In essence, the output of each RBF unit is determined by the Euclidean distance between its input vector and its parameter vector. The larger the distance between the input pattern and the parameter vector, the larger the RBF output. This output can be interpreted as a penalty term measuring the fit between the input pattern and the model of the class associated with the RBF unit.
Detailed Explanation of the Layers
- Convolutional Layers (Cx): These layers apply convolution operations to the input, using multiple filters to extract different features. The filters slide over the input image, computing the dot product between the filter weights and the input pixels. This process captures spatial hierarchies of features, such as edges and textures.
- Subsampling Layers (Sx): These layers perform pooling operations (average pooling in the case of LeNet-5) to reduce the spatial dimensions of the feature maps. This helps to control overfitting, reduce the computational load, and make the representation more compact.
- Fully Connected Layers (Fx): These layers are densely connected, meaning each neuron in these layers is connected to every neuron in the previous layer. This allows the network to combine features learned in previous layers to make final predictions.

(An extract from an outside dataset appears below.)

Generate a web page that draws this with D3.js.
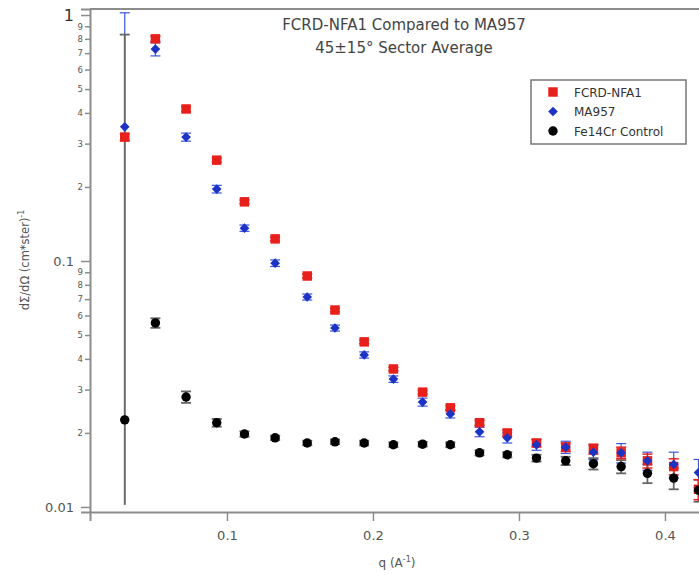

The overall architecture of LeNet-5, with its combination of convolutional, subsampling, and fully connected layers, was designed to be both computationally efficient and effective at capturing the hierarchical structure of handwritten digit images. The careful normalization of input values and the structured layout of receptive fields contribute to the network's ability to learn and generalize from the training data effectively.